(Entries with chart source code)
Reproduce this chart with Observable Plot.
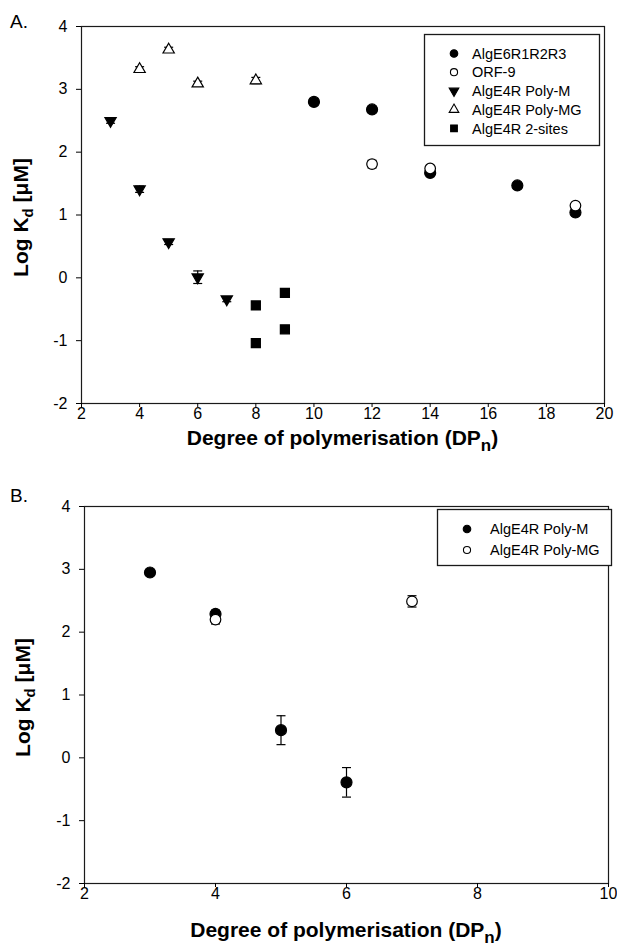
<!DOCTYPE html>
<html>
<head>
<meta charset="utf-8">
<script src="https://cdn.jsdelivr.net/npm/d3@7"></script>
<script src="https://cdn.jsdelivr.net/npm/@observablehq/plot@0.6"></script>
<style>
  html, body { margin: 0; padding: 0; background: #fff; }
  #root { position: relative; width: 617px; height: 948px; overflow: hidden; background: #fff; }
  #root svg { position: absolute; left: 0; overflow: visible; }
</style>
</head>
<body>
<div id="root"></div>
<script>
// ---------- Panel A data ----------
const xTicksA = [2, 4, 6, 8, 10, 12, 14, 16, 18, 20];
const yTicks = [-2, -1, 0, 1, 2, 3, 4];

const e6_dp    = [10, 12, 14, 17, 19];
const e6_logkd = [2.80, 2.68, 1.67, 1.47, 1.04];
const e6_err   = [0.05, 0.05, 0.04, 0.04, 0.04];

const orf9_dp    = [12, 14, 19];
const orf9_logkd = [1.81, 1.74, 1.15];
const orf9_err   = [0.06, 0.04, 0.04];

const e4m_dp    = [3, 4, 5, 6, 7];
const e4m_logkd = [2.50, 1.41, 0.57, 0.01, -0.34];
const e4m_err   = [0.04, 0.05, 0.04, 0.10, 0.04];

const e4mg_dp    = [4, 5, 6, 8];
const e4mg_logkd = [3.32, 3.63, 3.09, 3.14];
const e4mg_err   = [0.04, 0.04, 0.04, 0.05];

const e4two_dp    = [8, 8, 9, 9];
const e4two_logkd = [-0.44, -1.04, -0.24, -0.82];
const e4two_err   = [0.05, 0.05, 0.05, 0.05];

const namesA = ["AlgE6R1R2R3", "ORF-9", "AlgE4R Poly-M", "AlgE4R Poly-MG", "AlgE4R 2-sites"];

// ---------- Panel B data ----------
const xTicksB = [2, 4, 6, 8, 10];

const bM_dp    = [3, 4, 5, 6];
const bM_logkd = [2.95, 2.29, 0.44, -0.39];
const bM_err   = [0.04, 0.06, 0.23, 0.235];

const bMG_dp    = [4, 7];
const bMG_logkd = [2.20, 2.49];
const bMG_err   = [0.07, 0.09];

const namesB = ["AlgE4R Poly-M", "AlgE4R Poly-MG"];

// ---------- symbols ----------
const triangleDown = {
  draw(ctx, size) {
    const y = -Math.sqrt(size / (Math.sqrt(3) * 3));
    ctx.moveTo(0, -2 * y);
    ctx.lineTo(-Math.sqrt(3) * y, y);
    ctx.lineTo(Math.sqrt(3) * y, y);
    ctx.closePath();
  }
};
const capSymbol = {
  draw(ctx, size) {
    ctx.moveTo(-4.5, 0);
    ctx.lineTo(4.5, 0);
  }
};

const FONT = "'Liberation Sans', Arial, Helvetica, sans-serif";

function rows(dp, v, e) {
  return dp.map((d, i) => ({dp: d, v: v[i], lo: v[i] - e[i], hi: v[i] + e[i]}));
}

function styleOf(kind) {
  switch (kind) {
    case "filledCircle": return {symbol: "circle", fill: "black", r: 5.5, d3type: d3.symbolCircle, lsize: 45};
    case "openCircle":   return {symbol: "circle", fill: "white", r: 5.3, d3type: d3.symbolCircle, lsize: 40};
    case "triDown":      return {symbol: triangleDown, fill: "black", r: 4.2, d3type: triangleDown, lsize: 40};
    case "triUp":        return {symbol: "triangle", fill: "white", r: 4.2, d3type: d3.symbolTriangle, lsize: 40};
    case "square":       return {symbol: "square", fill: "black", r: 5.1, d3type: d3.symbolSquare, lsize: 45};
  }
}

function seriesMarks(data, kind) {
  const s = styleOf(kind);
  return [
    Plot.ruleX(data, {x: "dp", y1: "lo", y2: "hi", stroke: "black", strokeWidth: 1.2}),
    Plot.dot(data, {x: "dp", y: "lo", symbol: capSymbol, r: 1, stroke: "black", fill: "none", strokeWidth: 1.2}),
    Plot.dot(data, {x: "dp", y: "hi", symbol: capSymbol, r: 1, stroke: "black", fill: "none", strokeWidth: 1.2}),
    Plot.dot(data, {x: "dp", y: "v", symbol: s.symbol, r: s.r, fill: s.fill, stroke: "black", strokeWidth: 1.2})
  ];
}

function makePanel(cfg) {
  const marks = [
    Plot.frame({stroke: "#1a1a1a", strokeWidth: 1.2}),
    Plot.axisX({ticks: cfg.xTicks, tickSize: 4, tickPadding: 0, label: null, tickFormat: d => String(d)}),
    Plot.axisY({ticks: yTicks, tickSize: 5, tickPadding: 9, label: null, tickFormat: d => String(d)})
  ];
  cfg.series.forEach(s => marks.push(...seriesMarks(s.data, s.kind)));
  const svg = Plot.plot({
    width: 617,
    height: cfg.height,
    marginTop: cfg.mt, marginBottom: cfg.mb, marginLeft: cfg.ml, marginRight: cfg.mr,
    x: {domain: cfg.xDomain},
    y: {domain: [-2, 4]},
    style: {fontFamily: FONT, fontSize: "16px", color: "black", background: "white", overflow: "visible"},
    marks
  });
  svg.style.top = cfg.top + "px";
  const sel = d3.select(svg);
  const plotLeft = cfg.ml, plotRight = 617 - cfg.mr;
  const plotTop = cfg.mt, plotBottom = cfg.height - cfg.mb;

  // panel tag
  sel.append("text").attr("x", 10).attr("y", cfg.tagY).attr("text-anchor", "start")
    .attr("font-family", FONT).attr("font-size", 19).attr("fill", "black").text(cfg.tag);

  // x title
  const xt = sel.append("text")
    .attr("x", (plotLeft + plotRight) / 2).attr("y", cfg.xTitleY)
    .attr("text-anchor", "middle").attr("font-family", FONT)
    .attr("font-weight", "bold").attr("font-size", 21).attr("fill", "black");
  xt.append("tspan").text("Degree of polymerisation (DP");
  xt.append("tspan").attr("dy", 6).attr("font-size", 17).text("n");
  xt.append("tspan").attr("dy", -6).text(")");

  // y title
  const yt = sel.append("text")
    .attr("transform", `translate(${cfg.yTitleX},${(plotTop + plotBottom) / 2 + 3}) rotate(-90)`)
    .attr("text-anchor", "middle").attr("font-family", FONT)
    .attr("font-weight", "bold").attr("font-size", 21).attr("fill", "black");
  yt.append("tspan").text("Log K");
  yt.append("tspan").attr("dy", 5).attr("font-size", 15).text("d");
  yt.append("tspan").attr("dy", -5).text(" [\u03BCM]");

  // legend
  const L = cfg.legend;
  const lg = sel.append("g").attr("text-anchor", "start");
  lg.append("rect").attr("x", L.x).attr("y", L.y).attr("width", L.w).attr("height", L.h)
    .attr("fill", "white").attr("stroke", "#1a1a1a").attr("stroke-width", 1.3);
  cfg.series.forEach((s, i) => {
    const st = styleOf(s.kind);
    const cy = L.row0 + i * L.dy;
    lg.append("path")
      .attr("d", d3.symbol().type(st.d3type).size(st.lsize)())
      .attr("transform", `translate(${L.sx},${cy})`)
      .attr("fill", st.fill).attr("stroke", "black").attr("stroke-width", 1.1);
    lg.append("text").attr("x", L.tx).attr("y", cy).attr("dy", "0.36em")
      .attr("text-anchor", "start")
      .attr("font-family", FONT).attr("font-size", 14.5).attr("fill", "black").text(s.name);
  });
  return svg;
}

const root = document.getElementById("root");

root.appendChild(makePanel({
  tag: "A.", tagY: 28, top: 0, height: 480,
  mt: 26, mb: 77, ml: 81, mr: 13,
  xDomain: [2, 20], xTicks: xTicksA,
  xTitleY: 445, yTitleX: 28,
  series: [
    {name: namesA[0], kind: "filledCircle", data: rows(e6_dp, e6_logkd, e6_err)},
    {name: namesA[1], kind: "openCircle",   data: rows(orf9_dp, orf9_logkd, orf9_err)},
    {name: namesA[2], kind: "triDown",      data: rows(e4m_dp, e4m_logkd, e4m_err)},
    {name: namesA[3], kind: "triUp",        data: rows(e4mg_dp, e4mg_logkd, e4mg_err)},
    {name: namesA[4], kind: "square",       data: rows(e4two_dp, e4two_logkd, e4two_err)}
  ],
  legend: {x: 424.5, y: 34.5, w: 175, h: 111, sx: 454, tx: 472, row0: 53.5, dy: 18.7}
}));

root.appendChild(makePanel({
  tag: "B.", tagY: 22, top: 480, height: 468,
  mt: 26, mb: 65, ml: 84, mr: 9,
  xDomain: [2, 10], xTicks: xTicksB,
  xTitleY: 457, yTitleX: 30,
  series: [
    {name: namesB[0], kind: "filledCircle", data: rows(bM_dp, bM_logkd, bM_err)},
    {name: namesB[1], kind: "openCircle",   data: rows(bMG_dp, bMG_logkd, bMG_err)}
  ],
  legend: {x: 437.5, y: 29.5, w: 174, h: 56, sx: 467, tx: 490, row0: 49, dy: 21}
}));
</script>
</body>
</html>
==
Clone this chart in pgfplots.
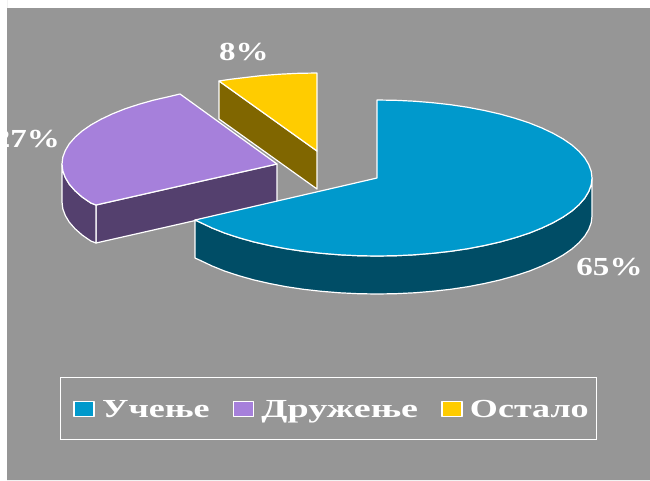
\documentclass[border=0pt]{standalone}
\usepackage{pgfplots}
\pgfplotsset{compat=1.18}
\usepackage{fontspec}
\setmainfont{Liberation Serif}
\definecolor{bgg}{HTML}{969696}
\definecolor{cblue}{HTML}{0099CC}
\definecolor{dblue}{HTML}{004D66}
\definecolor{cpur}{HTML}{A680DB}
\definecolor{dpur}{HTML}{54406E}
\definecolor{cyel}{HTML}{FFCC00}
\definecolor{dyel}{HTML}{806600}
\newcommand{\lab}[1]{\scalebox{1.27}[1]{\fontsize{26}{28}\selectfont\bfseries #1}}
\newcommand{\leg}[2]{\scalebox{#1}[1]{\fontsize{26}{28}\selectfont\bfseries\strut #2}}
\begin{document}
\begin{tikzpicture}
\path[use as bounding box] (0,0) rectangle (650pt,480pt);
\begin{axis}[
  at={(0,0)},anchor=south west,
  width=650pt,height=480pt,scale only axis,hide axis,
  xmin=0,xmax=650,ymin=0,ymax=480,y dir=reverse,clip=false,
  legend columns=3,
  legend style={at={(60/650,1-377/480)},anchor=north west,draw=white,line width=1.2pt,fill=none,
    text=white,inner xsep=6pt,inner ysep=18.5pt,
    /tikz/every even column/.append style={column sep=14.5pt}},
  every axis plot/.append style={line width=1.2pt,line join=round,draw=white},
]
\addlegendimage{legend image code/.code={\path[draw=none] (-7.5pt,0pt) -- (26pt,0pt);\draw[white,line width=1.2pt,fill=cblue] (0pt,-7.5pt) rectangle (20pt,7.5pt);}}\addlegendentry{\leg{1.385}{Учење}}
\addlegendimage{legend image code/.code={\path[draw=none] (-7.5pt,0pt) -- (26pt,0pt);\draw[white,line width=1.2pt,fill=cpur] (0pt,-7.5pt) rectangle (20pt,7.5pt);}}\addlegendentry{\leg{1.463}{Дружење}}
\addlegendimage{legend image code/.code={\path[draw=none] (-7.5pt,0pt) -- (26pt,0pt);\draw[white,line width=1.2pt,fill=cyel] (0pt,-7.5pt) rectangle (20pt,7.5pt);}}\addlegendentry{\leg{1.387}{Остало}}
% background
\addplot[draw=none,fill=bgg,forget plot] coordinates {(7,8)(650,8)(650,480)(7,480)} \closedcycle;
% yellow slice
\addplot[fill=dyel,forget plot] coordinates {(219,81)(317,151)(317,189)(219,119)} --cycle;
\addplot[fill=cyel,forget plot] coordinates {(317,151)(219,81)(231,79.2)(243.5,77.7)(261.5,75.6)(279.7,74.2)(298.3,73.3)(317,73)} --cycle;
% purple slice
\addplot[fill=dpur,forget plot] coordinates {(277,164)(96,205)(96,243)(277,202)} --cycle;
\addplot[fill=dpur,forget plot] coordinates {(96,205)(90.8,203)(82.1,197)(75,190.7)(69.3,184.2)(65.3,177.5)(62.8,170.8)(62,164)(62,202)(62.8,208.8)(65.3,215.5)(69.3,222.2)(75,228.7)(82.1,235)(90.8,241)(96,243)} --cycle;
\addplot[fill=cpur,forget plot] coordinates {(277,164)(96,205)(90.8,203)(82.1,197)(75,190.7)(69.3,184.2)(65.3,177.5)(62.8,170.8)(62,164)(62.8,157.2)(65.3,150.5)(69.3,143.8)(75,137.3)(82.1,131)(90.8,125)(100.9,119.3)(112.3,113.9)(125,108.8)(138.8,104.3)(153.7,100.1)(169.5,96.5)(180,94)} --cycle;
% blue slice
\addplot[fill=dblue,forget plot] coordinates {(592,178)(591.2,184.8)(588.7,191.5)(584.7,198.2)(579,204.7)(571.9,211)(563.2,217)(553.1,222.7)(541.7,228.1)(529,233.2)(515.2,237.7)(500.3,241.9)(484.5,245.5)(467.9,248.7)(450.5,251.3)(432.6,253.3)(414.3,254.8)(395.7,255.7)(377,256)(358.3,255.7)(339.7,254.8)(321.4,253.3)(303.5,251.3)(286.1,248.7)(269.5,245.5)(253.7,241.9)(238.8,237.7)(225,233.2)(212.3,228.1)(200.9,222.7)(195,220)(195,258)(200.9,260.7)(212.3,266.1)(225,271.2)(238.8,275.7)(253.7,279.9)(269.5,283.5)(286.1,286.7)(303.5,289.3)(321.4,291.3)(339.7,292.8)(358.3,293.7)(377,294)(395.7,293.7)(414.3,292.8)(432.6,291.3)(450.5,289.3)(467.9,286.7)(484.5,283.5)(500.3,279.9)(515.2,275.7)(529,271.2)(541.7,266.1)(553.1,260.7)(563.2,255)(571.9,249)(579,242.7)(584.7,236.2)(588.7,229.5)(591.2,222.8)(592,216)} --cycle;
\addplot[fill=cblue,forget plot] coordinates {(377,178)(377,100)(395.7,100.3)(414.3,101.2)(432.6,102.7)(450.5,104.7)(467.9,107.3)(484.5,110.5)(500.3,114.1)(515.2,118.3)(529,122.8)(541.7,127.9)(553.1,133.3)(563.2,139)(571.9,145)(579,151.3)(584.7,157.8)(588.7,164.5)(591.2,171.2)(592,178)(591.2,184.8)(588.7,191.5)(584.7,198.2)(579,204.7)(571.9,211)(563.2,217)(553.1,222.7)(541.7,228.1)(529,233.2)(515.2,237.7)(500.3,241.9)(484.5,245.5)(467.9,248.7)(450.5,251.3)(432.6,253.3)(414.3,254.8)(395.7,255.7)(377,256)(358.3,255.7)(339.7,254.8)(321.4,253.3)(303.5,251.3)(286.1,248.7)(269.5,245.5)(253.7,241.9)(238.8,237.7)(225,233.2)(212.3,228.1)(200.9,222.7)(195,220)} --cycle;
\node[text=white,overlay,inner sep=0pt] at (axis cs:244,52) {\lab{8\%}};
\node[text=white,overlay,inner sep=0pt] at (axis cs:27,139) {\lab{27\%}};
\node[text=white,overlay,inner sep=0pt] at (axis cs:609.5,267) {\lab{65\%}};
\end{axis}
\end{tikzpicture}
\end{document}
---
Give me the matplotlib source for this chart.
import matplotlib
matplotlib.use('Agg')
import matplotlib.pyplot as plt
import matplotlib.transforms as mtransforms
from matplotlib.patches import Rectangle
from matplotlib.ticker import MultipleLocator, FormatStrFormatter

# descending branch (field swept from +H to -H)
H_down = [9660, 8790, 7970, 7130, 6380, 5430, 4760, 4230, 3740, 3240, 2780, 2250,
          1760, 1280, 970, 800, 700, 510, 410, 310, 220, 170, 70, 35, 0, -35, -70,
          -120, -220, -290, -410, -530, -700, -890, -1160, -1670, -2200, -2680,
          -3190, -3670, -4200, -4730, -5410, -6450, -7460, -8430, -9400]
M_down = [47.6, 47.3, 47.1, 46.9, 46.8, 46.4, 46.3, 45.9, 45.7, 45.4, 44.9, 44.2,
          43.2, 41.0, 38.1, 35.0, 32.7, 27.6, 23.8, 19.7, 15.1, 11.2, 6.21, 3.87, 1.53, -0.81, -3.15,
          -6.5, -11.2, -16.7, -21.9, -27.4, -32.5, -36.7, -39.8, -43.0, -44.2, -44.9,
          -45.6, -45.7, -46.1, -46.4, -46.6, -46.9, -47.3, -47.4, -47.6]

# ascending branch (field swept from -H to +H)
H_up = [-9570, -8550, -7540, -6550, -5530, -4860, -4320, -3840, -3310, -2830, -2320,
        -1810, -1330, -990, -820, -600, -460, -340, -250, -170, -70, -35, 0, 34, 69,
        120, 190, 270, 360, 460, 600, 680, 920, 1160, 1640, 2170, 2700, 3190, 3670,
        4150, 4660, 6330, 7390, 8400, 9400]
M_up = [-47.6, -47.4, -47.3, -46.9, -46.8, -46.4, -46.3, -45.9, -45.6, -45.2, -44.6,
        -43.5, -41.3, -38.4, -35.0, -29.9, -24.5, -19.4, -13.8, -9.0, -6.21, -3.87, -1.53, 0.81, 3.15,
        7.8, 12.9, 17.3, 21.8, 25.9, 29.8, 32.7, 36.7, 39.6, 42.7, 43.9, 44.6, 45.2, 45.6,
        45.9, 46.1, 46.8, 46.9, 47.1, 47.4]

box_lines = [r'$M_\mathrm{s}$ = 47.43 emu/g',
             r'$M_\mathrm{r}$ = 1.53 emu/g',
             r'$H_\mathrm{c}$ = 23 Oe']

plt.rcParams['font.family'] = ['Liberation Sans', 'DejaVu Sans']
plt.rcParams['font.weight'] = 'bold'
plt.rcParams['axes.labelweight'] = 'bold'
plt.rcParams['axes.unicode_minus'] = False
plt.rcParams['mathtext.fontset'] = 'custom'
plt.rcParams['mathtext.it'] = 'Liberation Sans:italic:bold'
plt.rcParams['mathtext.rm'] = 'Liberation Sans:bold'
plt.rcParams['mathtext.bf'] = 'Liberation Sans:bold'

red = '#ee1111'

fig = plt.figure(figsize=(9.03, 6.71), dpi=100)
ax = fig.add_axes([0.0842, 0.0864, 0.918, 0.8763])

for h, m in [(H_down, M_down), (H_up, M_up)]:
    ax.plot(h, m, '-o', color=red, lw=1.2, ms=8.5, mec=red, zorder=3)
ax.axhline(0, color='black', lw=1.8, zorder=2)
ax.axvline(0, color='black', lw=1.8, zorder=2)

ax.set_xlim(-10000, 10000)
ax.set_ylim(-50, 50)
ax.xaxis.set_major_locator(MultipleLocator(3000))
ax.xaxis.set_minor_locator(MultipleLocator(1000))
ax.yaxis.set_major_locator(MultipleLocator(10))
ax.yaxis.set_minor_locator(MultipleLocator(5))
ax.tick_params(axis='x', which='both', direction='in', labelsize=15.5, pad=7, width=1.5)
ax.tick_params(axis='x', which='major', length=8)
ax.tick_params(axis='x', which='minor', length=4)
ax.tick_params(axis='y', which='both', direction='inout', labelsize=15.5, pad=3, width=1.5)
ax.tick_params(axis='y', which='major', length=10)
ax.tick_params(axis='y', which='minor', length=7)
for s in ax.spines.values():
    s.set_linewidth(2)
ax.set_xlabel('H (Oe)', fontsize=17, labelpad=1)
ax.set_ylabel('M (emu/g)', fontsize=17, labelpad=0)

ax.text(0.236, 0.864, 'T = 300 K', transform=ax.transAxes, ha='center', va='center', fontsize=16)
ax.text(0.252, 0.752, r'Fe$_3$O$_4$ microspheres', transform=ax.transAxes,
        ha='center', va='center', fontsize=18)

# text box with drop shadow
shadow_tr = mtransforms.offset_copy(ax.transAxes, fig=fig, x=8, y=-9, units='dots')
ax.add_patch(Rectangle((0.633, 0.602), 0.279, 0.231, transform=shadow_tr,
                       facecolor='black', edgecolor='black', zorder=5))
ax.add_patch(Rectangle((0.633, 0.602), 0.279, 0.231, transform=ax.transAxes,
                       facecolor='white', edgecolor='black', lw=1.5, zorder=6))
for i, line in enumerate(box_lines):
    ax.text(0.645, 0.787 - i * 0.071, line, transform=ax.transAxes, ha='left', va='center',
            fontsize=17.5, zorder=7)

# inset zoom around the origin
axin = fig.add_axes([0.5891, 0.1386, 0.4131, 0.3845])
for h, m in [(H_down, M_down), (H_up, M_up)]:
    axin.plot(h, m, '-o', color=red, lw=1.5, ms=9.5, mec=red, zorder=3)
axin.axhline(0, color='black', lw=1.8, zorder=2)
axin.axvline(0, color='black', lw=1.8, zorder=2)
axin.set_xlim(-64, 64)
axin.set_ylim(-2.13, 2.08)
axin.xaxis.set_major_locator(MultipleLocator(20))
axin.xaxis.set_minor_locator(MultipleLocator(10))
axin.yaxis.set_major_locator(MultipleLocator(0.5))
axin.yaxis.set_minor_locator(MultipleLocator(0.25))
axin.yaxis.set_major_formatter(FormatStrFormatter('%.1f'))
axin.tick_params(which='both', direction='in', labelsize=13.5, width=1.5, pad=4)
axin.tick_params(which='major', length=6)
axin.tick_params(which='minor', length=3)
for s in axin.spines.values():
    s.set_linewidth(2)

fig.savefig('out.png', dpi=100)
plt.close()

- PROBLEM DESCRIPTION -
Lines from the one with "Reproduce this chart with Observable Plot." through the one with "0.04, 0.04, 0.05];" are the only ones to quote. Quote them exactly and leave out pictures.

- SOLVED PROBLEM -
Reproduce this chart with Observable Plot.
<!DOCTYPE html>
<html>
<head>
<meta charset="utf-8">
<script src="https://cdn.jsdelivr.net/npm/d3@7"></script>
<script src="https://cdn.jsdelivr.net/npm/@observablehq/plot@0.6"></script>
<style>
  html, body { margin: 0; padding: 0; background: #fff; }
  #root { position: relative; width: 617px; height: 948px; overflow: hidden; background: #fff; }
  #root svg { position: absolute; left: 0; overflow: visible; }
</style>
</head>
<body>
<div id="root"></div>
<script>
// ---------- Panel A data ----------
const xTicksA = [2, 4, 6, 8, 10, 12, 14, 16, 18, 20];
const yTicks = [-2, -1, 0, 1, 2, 3, 4];

const e6_dp    = [10, 12, 14, 17, 19];
const e6_logkd = [2.80, 2.68, 1.67, 1.47, 1.04];
const e6_err   = [0.05, 0.05, 0.04, 0.04, 0.04];

const orf9_dp    = [12, 14, 19];
const orf9_logkd = [1.81, 1.74, 1.15];
const orf9_err   = [0.06, 0.04, 0.04];

const e4m_dp    = [3, 4, 5, 6, 7];
const e4m_logkd = [2.50, 1.41, 0.57, 0.01, -0.34];
const e4m_err   = [0.04, 0.05, 0.04, 0.10, 0.04];

const e4mg_dp    = [4, 5, 6, 8];
const e4mg_logkd = [3.32, 3.63, 3.09, 3.14];
const e4mg_err   = [0.04, 0.04, 0.04, 0.05];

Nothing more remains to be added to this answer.